One of the characteristics of Australians who get into real estate investment is that they tend to be herd animals.
They dive into property investment when they hear or read in news media that there is a boom happening – and so they want to be part of it.
This is where the FOMO syndrome – Fear Of Missing Out – plays a major role.
But people who behave in this way are the least likely to achieve success with property investment.
And it may help to explain why most Australians who attempt property investment never get beyond one or two properties – and less than 1% create a property portfolio of five or more.
Those who make it to the 1%, the ones who develop a portfolio and achieve financial success, are the ones who behave differently to the herd.
They understand that no one ever got rich in real estate by following the herd.
The smart investors are usually doing the opposite of the herd – or, at the very least, leading the herd.
Because by the time the herd starts to stampede, the boom is already well-advanced and the best time to buy has been missed.
The smart investors, the ones who make up the 1%, think and act independently.
They conduct property research and they access the best advice available. They spend money on advice, information and mentors before committing big money to a piece of real estate.
They’re usually well ahead of the pack, which will stampede when media reports a boom is happening – which is usually a year or more after the smart investors bought in the target location.
Lately I’ve become increasingly concerned at the behaviour of herd-following investors in the Perth market.
Investors are buying too quickly, paying far too much for poor real estate – and failing to conduct proper due diligence before signing contracts.
When houses are commonly selling within a week of being put on the market, and at prices well above the asking price, then you know that buyers have lost sight of sensible processes.
That’s what’s happening in Perth at the moment. Investors are buying anything they can get their hands on, paying more than the property’s value and failing to do basic due diligence like building and pest inspections.
Some of these investors will end up with dud properties with expensive problems and they will seriously regret their actions.
It’s a classic case of buy in haste and repent at leisure.
Don’t get me wrong: I’m not saying “Don’t buy Perth”.
I’m saying: “If you’re buying in Perth, do so with the same due diligence you would apply anywhere else.”
The reality is that the Perth market has been rising strongly for three years.
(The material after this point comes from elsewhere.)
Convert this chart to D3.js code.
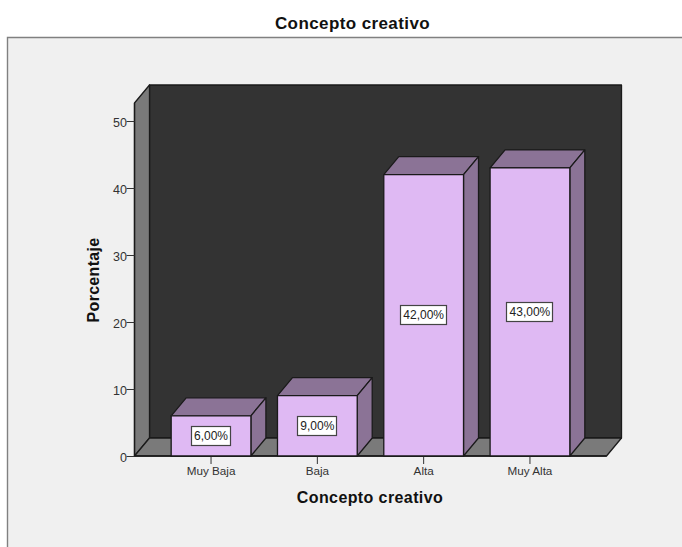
<!DOCTYPE html>
<html><head><meta charset="utf-8">
<script src="https://cdn.jsdelivr.net/npm/d3@7"></script>
<style>html,body{margin:0;padding:0;background:#fff}svg{display:block}text{font-family:"Liberation Sans",Arial,sans-serif}</style>
</head><body><svg id="c" width="682" height="547"></svg>
<script>
const categories=["Muy Baja","Baja","Alta","Muy Alta"];
const values=[6,9,42,43];
const valueLabels=["6,00%","9,00%","42,00%","43,00%"];
const yTicks=[0,10,20,30,40,50];
const title="Concepto creativo", xTitle="Concepto creativo", yTitle="Porcentaje";

const svg=d3.select("#c");
const left=134.5,right=606.5,base=456,top50=121,topFront=103,dx=15,dy=18;
const y=d3.scaleLinear().domain([0,50]).range([base,top50]);
const x=d3.scaleBand().domain(categories).range([left,right]).paddingInner(0.25).paddingOuter(0.345);
const stroke="#1a1a1a";
const poly=(pts,fill,sw=1.3)=>svg.append("path").attr("d","M"+pts.map(p=>p.join(",")).join("L")+"Z").attr("fill",fill).attr("stroke",stroke).attr("stroke-width",sw).attr("stroke-linejoin","round");

// panel: border only on the top and left, running off the right and bottom edges
svg.append("rect").attr("x",8).attr("y",38).attr("width",674).attr("height",509).attr("fill","#f0f0f0");
svg.append("path").attr("d","M7.5,547V37.5H682").attr("fill","none").attr("stroke","#808080").attr("stroke-width",1.4);
svg.append("text").attr("x",352.5).attr("y",29).attr("text-anchor","middle").attr("font-size",17).attr("font-weight",700).attr("letter-spacing",.4).attr("fill","#111").text(title);

poly([[left+dx,topFront-dy],[right+dx,topFront-dy],[right+dx,base-dy],[left+dx,base-dy]],"#333333");
poly([[left,topFront],[left+dx,topFront-dy],[left+dx,base-dy],[left,base]],"#7a7a7a");
poly([[left,base],[left+dx,base-dy],[right+dx,base-dy],[right,base]],"#7a7a7a");

const axisY=svg.append("g").attr("transform",`translate(${left},0)`).call(d3.axisLeft(y).tickValues(yTicks).tickSize(8).tickFormat(d3.format("d")));
axisY.select(".domain").attr("stroke",stroke).attr("stroke-width",1.3).attr("d",`M0,${topFront}V${base}`);
axisY.selectAll("line").attr("stroke","#333");
axisY.selectAll("text").attr("x",-7.5).attr("dy","0.46em").attr("font-size",12.5).attr("font-family","Liberation Sans").attr("fill","#333");

const axisX=svg.append("g").attr("transform",`translate(0,${base})`).call(d3.axisBottom(x).tickSize(8).tickPadding(3));
axisX.select(".domain").attr("stroke",stroke).attr("stroke-width",1.3).attr("d",`M${left},0H${right}`);
axisX.selectAll("line").attr("stroke","#333");
axisX.selectAll("text").attr("font-size",11.7).attr("font-family","Liberation Sans").attr("fill","#333");

categories.forEach((c,i)=>{
  const v=values[i],x0=x(c),x1=x0+x.bandwidth(),t=y(v);
  poly([[x0,t],[x0+dx,t-dy],[x1+dx,t-dy],[x1,t]],"#8b7396");
  poly([[x1,t],[x1+dx,t-dy],[x1+dx,base-dy],[x1,base]],"#8b7396");
  poly([[x0,t],[x1,t],[x1,base],[x0,base]],"#dfb9f3");
  const cx=(x0+x1)/2,cy=y(v/2);
  const w=valueLabels[i].length>5?47:40;
  svg.append("rect").attr("x",Math.round(cx-w/2)+.5).attr("y",Math.round(cy-10)+.5).attr("width",w-1).attr("height",19).attr("fill","#fff").attr("stroke","#444").attr("stroke-width",1.2);
  svg.append("text").attr("x",cx).attr("y",cy+4).attr("text-anchor","middle").attr("font-size",12).attr("fill","#222").text(valueLabels[i]);
});

svg.append("text").attr("transform","translate(98.5,280) rotate(-90)").attr("text-anchor","middle").attr("font-size",16).attr("font-weight",700).attr("letter-spacing",.3).attr("fill","#111").text(yTitle);
svg.append("text").attr("x",370).attr("y",503).attr("text-anchor","middle").attr("font-size",16).attr("font-weight",700).attr("letter-spacing",.4).attr("fill","#111").text(xTitle);
</script></body></html>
Those buying with undue haste right now are buying with the attitude that they can buy any property in any location at any price and still make big money.
This is not sensible investing.
Perth is undoubtedly one of the nation’s leading markets on price growth but that doesn’t mean that you can jump into this market recklessly and buy anything you can get your hands on at any price.
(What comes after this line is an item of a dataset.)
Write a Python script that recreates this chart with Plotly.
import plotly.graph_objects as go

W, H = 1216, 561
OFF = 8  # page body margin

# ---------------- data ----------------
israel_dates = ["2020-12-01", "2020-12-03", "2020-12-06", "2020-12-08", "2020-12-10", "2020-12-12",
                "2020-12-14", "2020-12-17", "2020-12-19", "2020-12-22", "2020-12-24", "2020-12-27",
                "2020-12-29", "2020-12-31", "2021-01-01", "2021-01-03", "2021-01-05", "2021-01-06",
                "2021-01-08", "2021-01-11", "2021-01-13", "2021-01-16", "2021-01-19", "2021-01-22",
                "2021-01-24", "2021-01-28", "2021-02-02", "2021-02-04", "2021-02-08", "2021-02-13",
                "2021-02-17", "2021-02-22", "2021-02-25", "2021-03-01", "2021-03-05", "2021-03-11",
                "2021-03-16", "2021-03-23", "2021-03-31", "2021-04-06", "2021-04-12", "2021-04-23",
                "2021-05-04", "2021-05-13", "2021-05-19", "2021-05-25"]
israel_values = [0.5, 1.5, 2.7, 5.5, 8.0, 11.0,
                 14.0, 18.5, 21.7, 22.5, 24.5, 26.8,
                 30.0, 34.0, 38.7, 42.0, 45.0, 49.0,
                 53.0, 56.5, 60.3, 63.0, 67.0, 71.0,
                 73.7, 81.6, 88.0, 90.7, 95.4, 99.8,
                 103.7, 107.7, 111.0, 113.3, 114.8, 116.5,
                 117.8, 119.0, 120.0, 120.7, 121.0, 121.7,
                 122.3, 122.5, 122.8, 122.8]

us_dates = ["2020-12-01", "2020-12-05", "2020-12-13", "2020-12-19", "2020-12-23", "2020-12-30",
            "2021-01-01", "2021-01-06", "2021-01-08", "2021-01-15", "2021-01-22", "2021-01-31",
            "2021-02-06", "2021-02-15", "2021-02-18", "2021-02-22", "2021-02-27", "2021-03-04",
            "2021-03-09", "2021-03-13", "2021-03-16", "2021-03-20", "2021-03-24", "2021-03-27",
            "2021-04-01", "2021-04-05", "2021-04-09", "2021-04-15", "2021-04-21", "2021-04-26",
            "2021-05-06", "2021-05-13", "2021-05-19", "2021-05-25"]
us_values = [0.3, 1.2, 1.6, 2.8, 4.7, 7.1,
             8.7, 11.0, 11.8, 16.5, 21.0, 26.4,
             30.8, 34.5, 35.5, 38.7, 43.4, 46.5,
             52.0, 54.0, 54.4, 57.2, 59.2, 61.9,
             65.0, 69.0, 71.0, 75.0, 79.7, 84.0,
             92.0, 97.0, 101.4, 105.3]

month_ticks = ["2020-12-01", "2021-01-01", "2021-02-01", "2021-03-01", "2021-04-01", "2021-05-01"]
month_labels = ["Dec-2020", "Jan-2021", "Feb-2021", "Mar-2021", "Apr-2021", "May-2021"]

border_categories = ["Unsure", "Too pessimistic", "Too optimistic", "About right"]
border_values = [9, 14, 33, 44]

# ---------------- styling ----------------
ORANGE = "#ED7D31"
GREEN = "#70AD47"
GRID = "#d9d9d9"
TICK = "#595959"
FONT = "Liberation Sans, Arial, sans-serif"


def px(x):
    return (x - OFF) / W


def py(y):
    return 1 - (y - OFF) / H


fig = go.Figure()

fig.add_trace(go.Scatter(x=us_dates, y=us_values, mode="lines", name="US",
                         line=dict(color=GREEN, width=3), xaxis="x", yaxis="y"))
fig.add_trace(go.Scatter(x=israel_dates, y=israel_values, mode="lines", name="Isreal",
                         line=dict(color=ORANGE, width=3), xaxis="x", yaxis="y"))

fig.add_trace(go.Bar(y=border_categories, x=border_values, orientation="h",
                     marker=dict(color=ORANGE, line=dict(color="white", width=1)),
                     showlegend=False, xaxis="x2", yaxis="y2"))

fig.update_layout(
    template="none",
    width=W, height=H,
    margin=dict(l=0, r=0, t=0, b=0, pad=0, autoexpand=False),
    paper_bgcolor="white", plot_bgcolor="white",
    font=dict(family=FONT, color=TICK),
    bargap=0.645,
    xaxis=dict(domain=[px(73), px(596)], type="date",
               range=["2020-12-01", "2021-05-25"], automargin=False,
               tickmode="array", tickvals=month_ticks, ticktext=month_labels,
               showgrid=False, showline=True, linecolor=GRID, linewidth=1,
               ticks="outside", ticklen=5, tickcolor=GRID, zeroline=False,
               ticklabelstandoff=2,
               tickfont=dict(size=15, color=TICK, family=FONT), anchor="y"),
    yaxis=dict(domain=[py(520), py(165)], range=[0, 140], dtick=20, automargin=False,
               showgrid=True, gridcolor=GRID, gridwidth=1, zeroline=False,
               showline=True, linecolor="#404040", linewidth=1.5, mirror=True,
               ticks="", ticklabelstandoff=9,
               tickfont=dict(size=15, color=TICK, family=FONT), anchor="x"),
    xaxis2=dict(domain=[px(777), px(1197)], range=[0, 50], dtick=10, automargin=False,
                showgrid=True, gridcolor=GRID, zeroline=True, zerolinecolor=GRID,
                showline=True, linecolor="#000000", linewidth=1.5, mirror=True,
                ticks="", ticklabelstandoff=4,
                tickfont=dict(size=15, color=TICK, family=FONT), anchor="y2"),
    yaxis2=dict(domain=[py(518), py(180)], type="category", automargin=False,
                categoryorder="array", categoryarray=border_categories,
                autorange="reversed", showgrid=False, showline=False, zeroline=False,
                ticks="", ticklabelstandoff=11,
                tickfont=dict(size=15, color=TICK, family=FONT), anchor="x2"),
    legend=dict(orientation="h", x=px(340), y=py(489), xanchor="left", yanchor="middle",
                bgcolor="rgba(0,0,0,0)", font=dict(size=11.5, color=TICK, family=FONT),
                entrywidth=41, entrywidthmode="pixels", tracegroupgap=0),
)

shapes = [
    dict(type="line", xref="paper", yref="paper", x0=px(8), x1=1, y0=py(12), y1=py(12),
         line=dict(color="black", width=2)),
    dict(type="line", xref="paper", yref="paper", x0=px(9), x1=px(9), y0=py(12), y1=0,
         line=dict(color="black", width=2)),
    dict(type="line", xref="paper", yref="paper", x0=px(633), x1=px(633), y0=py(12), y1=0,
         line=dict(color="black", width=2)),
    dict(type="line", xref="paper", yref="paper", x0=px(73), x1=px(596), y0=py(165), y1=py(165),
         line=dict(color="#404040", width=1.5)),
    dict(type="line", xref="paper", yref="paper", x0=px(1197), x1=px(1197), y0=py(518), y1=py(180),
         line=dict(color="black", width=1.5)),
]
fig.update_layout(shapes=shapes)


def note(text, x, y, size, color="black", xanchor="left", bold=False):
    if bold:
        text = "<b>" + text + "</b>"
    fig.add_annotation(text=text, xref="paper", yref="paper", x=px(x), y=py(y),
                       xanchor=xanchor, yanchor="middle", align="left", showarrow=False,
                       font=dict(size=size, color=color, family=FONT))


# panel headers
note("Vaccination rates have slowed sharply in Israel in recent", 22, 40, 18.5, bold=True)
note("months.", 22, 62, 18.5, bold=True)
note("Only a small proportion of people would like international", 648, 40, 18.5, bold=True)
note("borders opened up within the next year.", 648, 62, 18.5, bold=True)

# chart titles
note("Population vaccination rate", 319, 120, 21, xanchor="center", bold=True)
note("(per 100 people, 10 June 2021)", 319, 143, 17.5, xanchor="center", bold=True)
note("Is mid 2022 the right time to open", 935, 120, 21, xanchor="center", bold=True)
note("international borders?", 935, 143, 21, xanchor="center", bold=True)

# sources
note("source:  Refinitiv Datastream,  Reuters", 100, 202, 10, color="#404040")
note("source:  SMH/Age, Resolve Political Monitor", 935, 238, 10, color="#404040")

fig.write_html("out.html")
You still need to choose your suburb well, based on sound research principles, and you still need to choose the individual property with appropriate care and attention.
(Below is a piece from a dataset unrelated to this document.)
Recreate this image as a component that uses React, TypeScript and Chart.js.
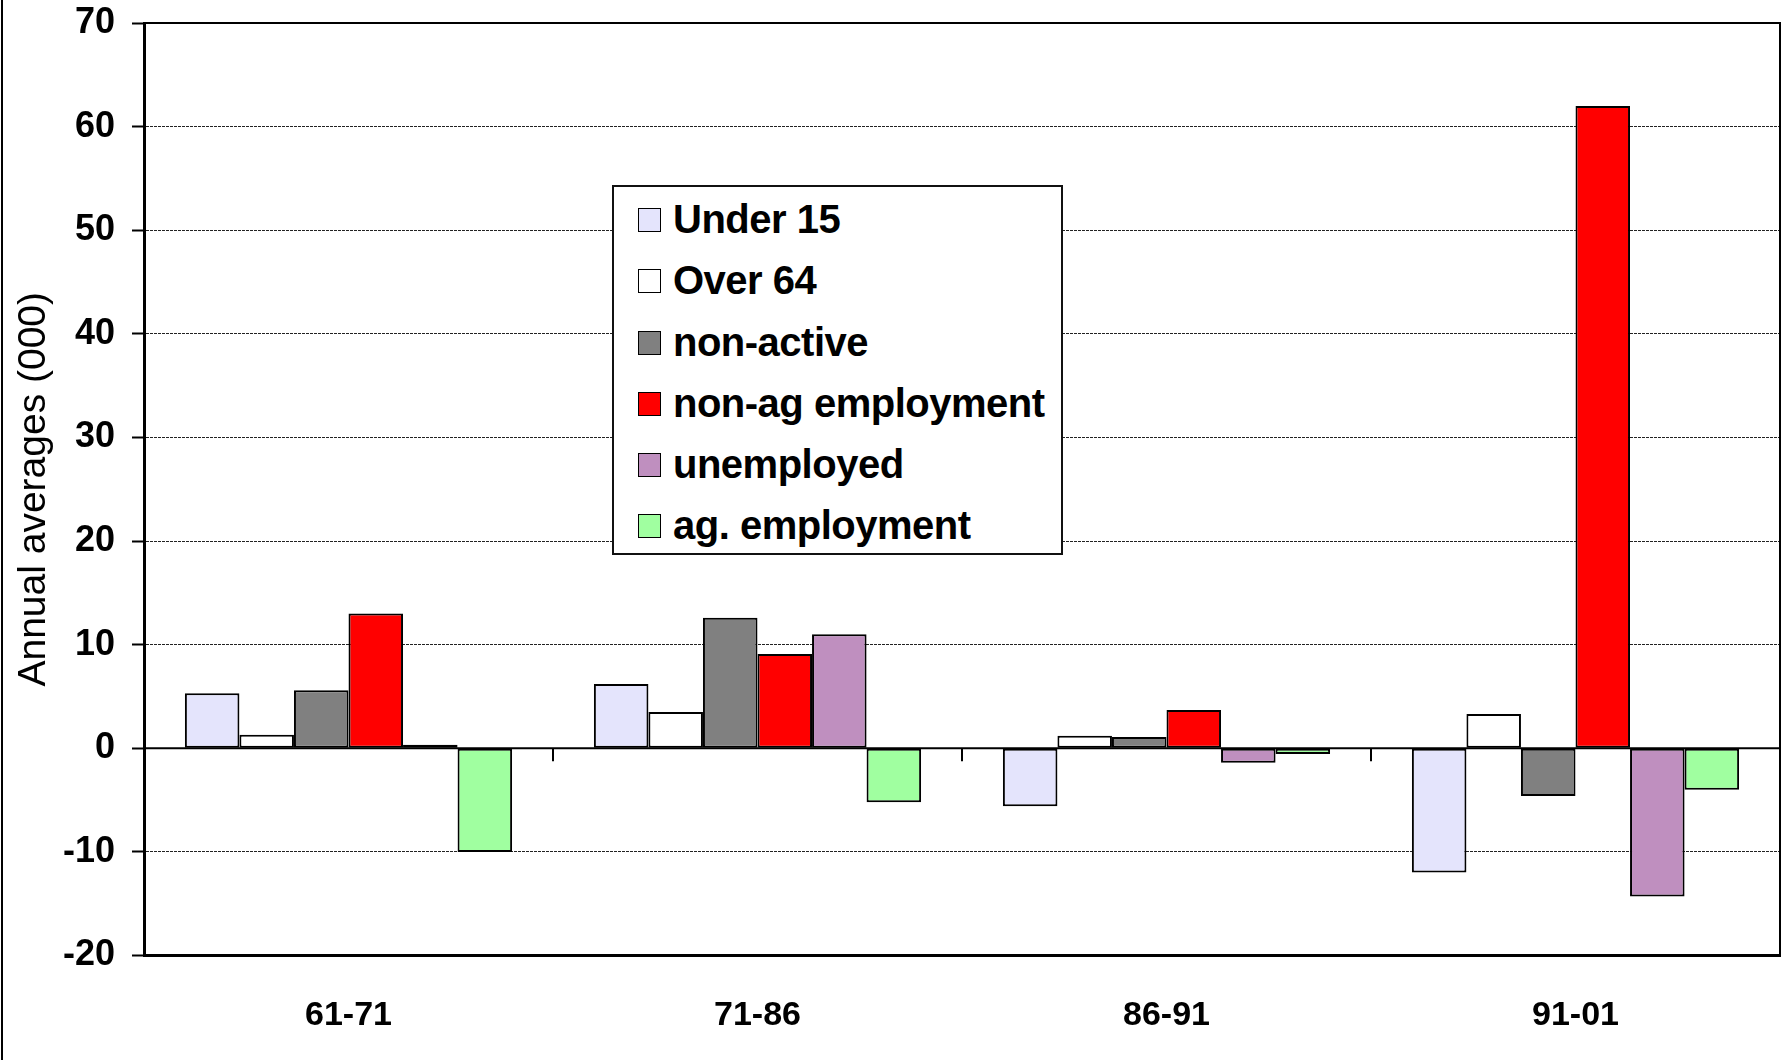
import React, { useEffect, useRef } from "react";
import { Chart, registerables } from "chart.js";

Chart.register(...registerables);

const categories = ["61-71", "71-86", "86-91", "91-01"];
const under15 = [5.3, 6.2, -5.6, -12.0];
const over64 = [1.3, 3.5, 1.2, 3.3];
const nonActive = [5.6, 12.6, 1.1, -4.6];
const nonAgEmployment = [13.0, 9.1, 3.7, 62.0];
const unemployed = [0.35, 11.0, -1.4, -14.3];
const agEmployment = [-10.0, -5.2, -0.55, -4.0];

const seriesNames = ["Under 15", "Over 64", "non-active", "non-ag employment", "unemployed", "ag. employment"];
const seriesColors = ["#E4E4FC", "#FFFFFF", "#808080", "#FF0000", "#BF8FBF", "#A0FFA0"];
const seriesValues = [under15, over64, nonActive, nonAgEmployment, unemployed, agEmployment];

const yMin = -20;
const yMax = 70;
const yStep = 10;
const yTitle = "Annual averages (000)";

const FONT = "'Liberation Sans', Arial, sans-serif";

const framePlugin = {
  id: "framePlugin",
  afterDatasetsDraw(chart: any) {
    const { ctx, chartArea, scales } = chart;
    const y = scales.y;
    const x = scales.x;
    const y0 = y.getPixelForValue(0);
    ctx.save();
    ctx.strokeStyle = "#000";
    ctx.lineWidth = 2;
    ctx.beginPath();
    ctx.moveTo(chartArea.left, y0);
    ctx.lineTo(chartArea.right, y0);
    ctx.stroke();
    const n = x.ticks.length;
    const w = (chartArea.right - chartArea.left) / n;
    for (let i = 1; i < n; i++) {
      const px = x.getPixelForValue(i) - w / 2;
      ctx.beginPath();
      ctx.moveTo(px, y0);
      ctx.lineTo(px, y0 + 13);
      ctx.stroke();
    }
    ctx.lineWidth = 2;
    ctx.beginPath();
    ctx.moveTo(chartArea.left, chartArea.top);
    ctx.lineTo(chartArea.right, chartArea.top);
    ctx.lineTo(chartArea.right, chartArea.bottom);
    ctx.stroke();
    ctx.restore();
  },
};

export default function App() {
  const canvasRef = useRef<HTMLCanvasElement | null>(null);

  useEffect(() => {
    document.body.style.margin = "0";
    const canvas = canvasRef.current;
    if (!canvas) return;
    const chart = new Chart(canvas, {
      type: "bar",
      data: {
        labels: categories,
        datasets: seriesNames.map((name, i) => ({
          label: name,
          data: seriesValues[i],
          backgroundColor: seriesColors[i],
          borderColor: "#000",
          borderWidth: 2,
          borderSkipped: false,
          categoryPercentage: 0.8,
          barPercentage: 1.0,
        })),
      },
      options: {
        animation: false,
        responsive: false,
        maintainAspectRatio: false,
        layout: { padding: { top: 23, right: 7, left: 0, bottom: 0 } },
        plugins: {
          legend: { display: false },
          tooltip: { enabled: false },
        },
        scales: {
          x: {
            grid: { display: false, drawTicks: false },
            border: { display: true, color: "#000", width: 3 },
            ticks: {
              color: "#000",
              font: { family: FONT, size: 34, weight: "bold" },
              padding: 40,
              maxRotation: 0,
            },
            afterFit(scale: any) {
              scale.height = 104.5;
              scale.paddingLeft = 0;
              scale.paddingRight = 0;
            },
          },
          y: {
            min: yMin,
            max: yMax,
            ticks: {
              stepSize: yStep,
              color: "#000",
              font: { family: FONT, size: 36, weight: "bold" },
              padding: 17,
            },
            grid: {
              color: (ctx: any) => (ctx.tick && ctx.tick.value === 0 ? "rgba(0,0,0,0)" : "#222"),
              lineWidth: 1,
              tickColor: "#000",
              tickLength: 12,
              tickWidth: 2,
              tickBorderDash: [],
            },
            border: { display: true, color: "#000", width: 3, dash: [3, 1] },
            title: {
              display: true,
              text: yTitle,
              color: "#000",
              font: { family: FONT, size: 39, weight: "normal" },
              padding: { top: 11, bottom: 0 },
            },
            afterFit(scale: any) {
              scale.width = 144;
              scale.paddingTop = 0;
              scale.paddingBottom = 0;
            },
          },
        },
      },
      plugins: [framePlugin],
    });
    return () => chart.destroy();
  }, []);

  return (
    <div style={{ position: "relative", width: 1787, height: 1060, background: "#fff", overflow: "hidden" }}>
      <canvas ref={canvasRef} width={1787} height={1060} style={{ position: "absolute", left: 0, top: 0, width: 1787, height: 1060 }} />
      <div style={{ position: "absolute", left: 1, top: 0, width: 2, height: 1060, background: "#000" }} />
      <div
        style={{
          position: "absolute",
          left: 612,
          top: 185,
          width: 447,
          height: 363,
          border: "2px solid #111",
          background: "#fff",
          boxSizing: "content-box",
          paddingTop: 3,
        }}
      >
        {seriesNames.map((name, i) => (
          <div key={name} style={{ height: 61.3, display: "flex", alignItems: "center", position: "relative" }}>
            <div
              style={{
                position: "absolute",
                left: 24,
                top: 18,
                width: 21,
                height: 22,
                background: seriesColors[i],
                border: "1.5px solid #000",
              }}
            />
            <span
              style={{
                position: "absolute",
                left: 59,
                top: 6,
                fontFamily: FONT,
                fontWeight: "bold",
                fontSize: 40,
                letterSpacing: -0.5,
                lineHeight: "46px",
                color: "#000",
                whiteSpace: "nowrap",
              }}
            >
              {name}
            </span>
          </div>
        ))}
      </div>
    </div>
  );
}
This is where the resources provided by hotspotting.com.au can make a huge difference.
Our new Top 5 Perth and WA Hotspots report suggests locations with good credentials for ongoing capital growth and also some regional alternatives that we think are worth considering.
Anyone with a hotspotting Membership, including the most affordable, the Hotspotters membership, can access the website’s research portal where you can conduct thorough research on suburbs and also on individual properties.
The resources include valuation estimates for individual properties, so you can ensure you’re not paying too much for the home you’re considering.
It’s so important that, even in a frenzied boom, you buy the right property in the best location at a reasonable price.
I urge everyone to ensure that they’re making buying decisions in Perth – and elsewhere – based on thorough research and due diligence, not the FOMO syndrome.